Turner Classic Movies is already unreeling its 48 Hours of Horror marathon, running Thursday and Friday with vintage tales from the 1930s to 1970. Thursday's treats lean toward mid-century low-budgeters from William Castle and Roger Corman, and foreign-made frights. Friday's toppers include Val Lewton's 1942 original Cat People (Friday at 7:30 a.m. ET), Tod Browning's long-banned sideshow chiller Freaks (Friday at 9 a.m. ET), and the Underground double feature of Herschell Gordon Lewis' Blood Feast and Two Thousand Maniacs! (Friday night at 2:30 and 3:45 a.m. ET).
AMC's round-the-clock Fearfest continues toward its Friday conclusion with recent titles like Keanu Reeves' Constantine (Thursday at 8 p.m., Friday at 5:30 p.m. ET) and library classics like Jamie Lee Curtis' Halloween (Friday at 9:30 a.m. ET).
Young Frankenstein, the fine Mel Brooks-Gene Wilder horror lampoon, gets appropriately classic treatment from Fox Movie Channel. First there's the half-hour retrospective It's Alive: Creating a Monster Classic (Thursday at 10 p.m., Friday at noon and 5:30 p.m. ET), then the 1974 blockbuster itself (Thursday at 10:30 p.m., Friday at 12:30 and 6 p.m. ET).
The Munsters runs non-stop on WGN from 4 p.m. to midnight ET, with '70s fright-fiend rocker Alice Cooper hosting the '60s sitcom marathon.
E! contributes a showbiz cheesefest: Doomed to Die? 13 Most Shocking Hollywood Curses (Friday at 8 p.m. ET), outlining the curses, jinxes and misfortunes related to Superman, The Exorcist, James Dean and other tinseltown names.
Dee Snider's Dead Art (Friday 8 p.m.-1 a.m. ET, Gallery HD) tours world cemeteries filled with classic art, architecture and famous names. (Full episodes also stream online here.)

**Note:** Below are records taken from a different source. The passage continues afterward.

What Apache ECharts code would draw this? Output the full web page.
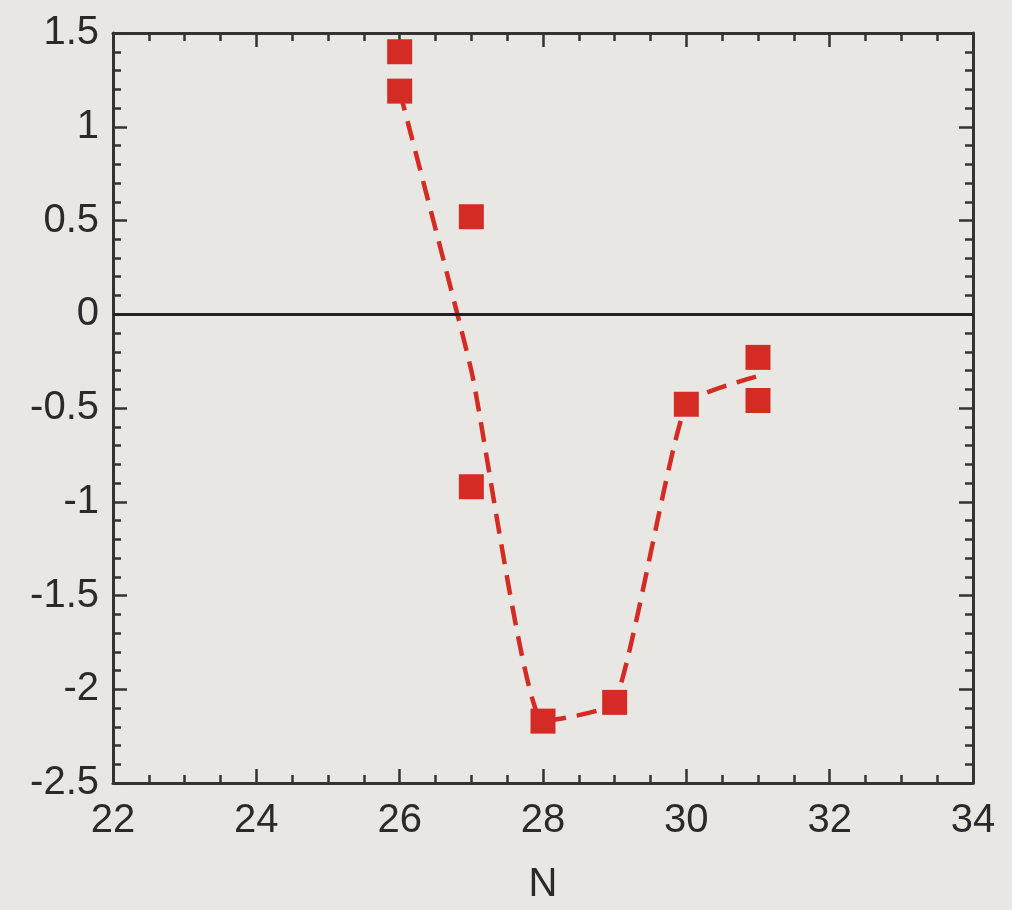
<!DOCTYPE html>
<html>
<head>
<meta charset="utf-8">
<script src="https://cdn.jsdelivr.net/npm/echarts@6/dist/echarts.min.js"></script>
<style>
html,body{margin:0;padding:0;background:#e9e7e3;}
#chart{width:1012px;height:910px;}
</style>
</head>
<body>
<div id="chart"></div>
<script>
// Measured points
const pointN = [26, 26, 27, 27, 28, 29, 30, 31, 31];
const pointV = [1.40, 1.19, 0.52, -0.92, -2.17, -2.07, -0.48, -0.23, -0.46];
// Dashed guide curve
const curveN = [26, 27, 28, 29, 30, 31];
const curveV = [1.19, -0.30, -2.17, -2.07, -0.48, -0.33];
const xMin = 22, xMax = 34, xStep = 2;
const yMin = -2.5, yMax = 1.5, yStep = 0.5;
const xTitle = 'N';

const font = '"Liberation Sans", Arial, sans-serif';
const axisCol = '#333';
const red = '#d42c24';
const textCol = '#2a2a2a';

const baseX = {
  type: 'value', min: xMin, max: xMax, interval: xStep,
  axisLine: {show: true, onZero: false, lineStyle: {color: axisCol, width: 3}},
  axisTick: {show: true, inside: true, length: 14, lineStyle: {color: axisCol, width: 2.5}},
  minorTick: {show: true, splitNumber: 4, length: 8, lineStyle: {color: axisCol, width: 2.5}},
  splitLine: {show: false}
};
const baseY = {
  type: 'value', min: yMin, max: yMax, interval: yStep,
  axisLine: {show: true, onZero: false, lineStyle: {color: axisCol, width: 3}},
  axisTick: {show: true, inside: true, length: 14, lineStyle: {color: axisCol, width: 2.5}},
  minorTick: {show: true, splitNumber: 5, length: 8, lineStyle: {color: axisCol, width: 2.5}},
  splitLine: {show: false}
};

const chart = echarts.init(document.getElementById('chart'), null, {renderer: 'canvas'});
chart.setOption({
  backgroundColor: '#e9e7e3',
  animation: false,
  grid: {left: 113, right: 39, top: 33, bottom: 125},
  xAxis: [
    Object.assign({}, baseX, {
      position: 'bottom',
      name: xTitle, nameLocation: 'middle', nameGap: 82,
      nameTextStyle: {fontFamily: font, fontSize: 40, color: textCol},
      axisLabel: {fontFamily: font, fontSize: 40, color: textCol, margin: 18}
    }),
    Object.assign({}, baseX, {position: 'top', axisLabel: {show: false}})
  ],
  yAxis: [
    Object.assign({}, baseY, {
      position: 'left',
      axisLabel: {fontFamily: font, fontSize: 40, color: textCol, margin: 14,
        formatter: v => String(v)}
    }),
    Object.assign({}, baseY, {position: 'right', axisLabel: {show: false}})
  ],
  series: [
    {
      type: 'line', xAxisIndex: 0, yAxisIndex: 0,
      data: curveN.map((n, i) => [n, curveV[i]]),
      smooth: 0.15, symbol: 'none',
      lineStyle: {color: red, width: 4.5, type: [20, 11]},
      markLine: {
        silent: true, symbol: 'none', label: {show: false},
        lineStyle: {color: '#222', width: 3, type: 'solid'},
        data: [{yAxis: 0}]
      },
      z: 2
    },
    {
      type: 'scatter', xAxisIndex: 0, yAxisIndex: 0,
      data: pointN.map((n, i) => [n, pointV[i]]),
      symbol: 'rect', symbolSize: 25,
      itemStyle: {color: red, opacity: 1},
      z: 3
    }
  ]
});
</script>
</body>
</html>
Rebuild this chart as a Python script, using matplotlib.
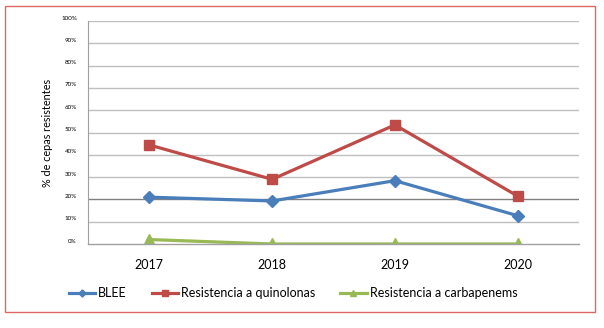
import matplotlib.pyplot as plt
import matplotlib.transforms as mtransforms
from matplotlib.patches import Rectangle
import numpy as np

years = ['2017', '2018', '2019', '2020']
blee = [21.0, 19.3, 28.4, 12.7]
quinolonas = [44.4, 29.0, 53.4, 21.5]
carbapenems = [2.0, 0.0, 0.0, 0.0]
y_ticks = list(range(0, 101, 10))

plt.rcParams['font.family'] = ['Lato', 'DejaVu Sans']

fig = plt.figure(figsize=(6.04, 3.28), dpi=100)
ax = fig.add_axes([88 / 604, 1 - 244 / 328, 491 / 604, 223 / 328])

x = np.arange(len(years))
ax.plot(x, blee, color='#4A7EBB', lw=2.3, marker='D', ms=6, label='BLEE')
ax.plot(x, quinolonas, color='#BE4B48', lw=2.3, marker='s', ms=7.5,
        label='Resistencia a quinolonas')
ax.plot(x, carbapenems, color='#98B954', lw=2.3, marker='^', ms=8,
        label='Resistencia a carbapenems')

ax.set_xlim(-0.5, len(years) - 0.5)
ax.set_ylim(0, 100)
ax.set_xticks(x)
ax.set_xticklabels(years, fontsize=9)
ax.set_yticks(y_ticks)
ax.set_yticklabels([f'{v}%' for v in y_ticks], fontsize=4.5)
ax.tick_params(length=0)
ax.tick_params(axis='x', pad=11)
ax.tick_params(axis='y', pad=8)
offset = mtransforms.ScaledTranslation(0, 2.5 / 72, fig.dpi_scale_trans)
for lab in ax.get_yticklabels():
    lab.set_transform(lab.get_transform() + offset)

for v in y_ticks[1:]:
    c = '#808080' if v == 20 else '#BFBFBF'
    ax.axhline(v, color=c, lw=1.0, zorder=0)

for s in ['top', 'right']:
    ax.spines[s].set_visible(False)
ax.spines['left'].set_color('#A0A0A0')
ax.spines['bottom'].set_color('#A0A0A0')
ax.spines['left'].set_linewidth(0.8)
ax.spines['bottom'].set_linewidth(1.0)

ax.set_ylabel('% de cepas resistentes', fontsize=7.8)
ax.yaxis.set_label_coords(-0.071, 0.5)

ax.legend(loc='center', bbox_to_anchor=(293 / 604, 1 - 293 / 328),
          bbox_transform=fig.transFigure, ncol=3, frameon=False,
          fontsize=9, handlelength=2.1, columnspacing=2.0, handletextpad=0.25,
          markerscale=0.6)

fig.patches.append(Rectangle((5 / 604, 1 - 312 / 328), 590 / 604, 306 / 328,
                             transform=fig.transFigure, fill=False,
                             edgecolor='#E06666', lw=1.0))

plt.savefig('out.png', dpi=100)
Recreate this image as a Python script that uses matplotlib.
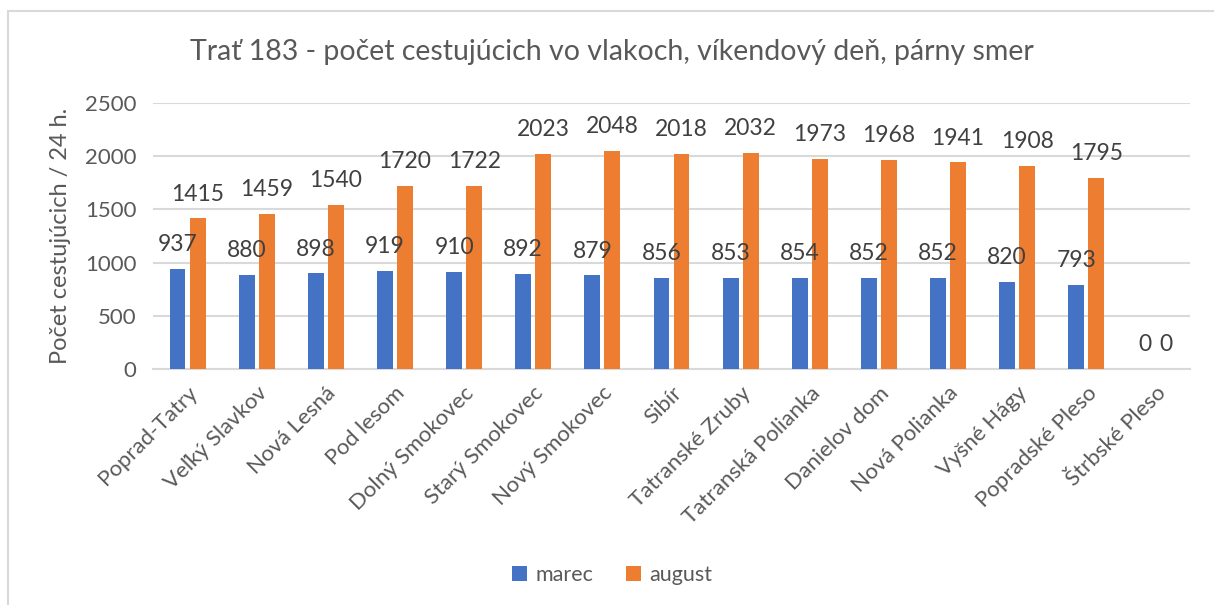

History Channel's Primal Fear (Friday at 10 p.m. ET) explores our instinctual responses to such common fears as being buried alive or attacked by monsters. (More Halloween history here.)
And the best for last:
Brian DePalma's delirious Phantom of the Paradise is Fox Movie Channel's Fox Legacy classic of the week (Friday night at 8, 10 and midnight ET). This 1974 gem is an astonishingly ambitious mix of Faust, The Picture of Dorian Gray, The Phantom of the Opera and rock music burlesque, chronicling a composer's descent after making a deal with a rock mogul for immortality. Paul Williams -- yes, the '70s popster who wrote Carpenters songs -- not only plays the villainous mogul with slimy relish, but also composed the song score that smartly sends up death doowop, surf music, glam rock and other genres. Keep your eyes (and ears) open. The music/movie/literary references come fast and furious.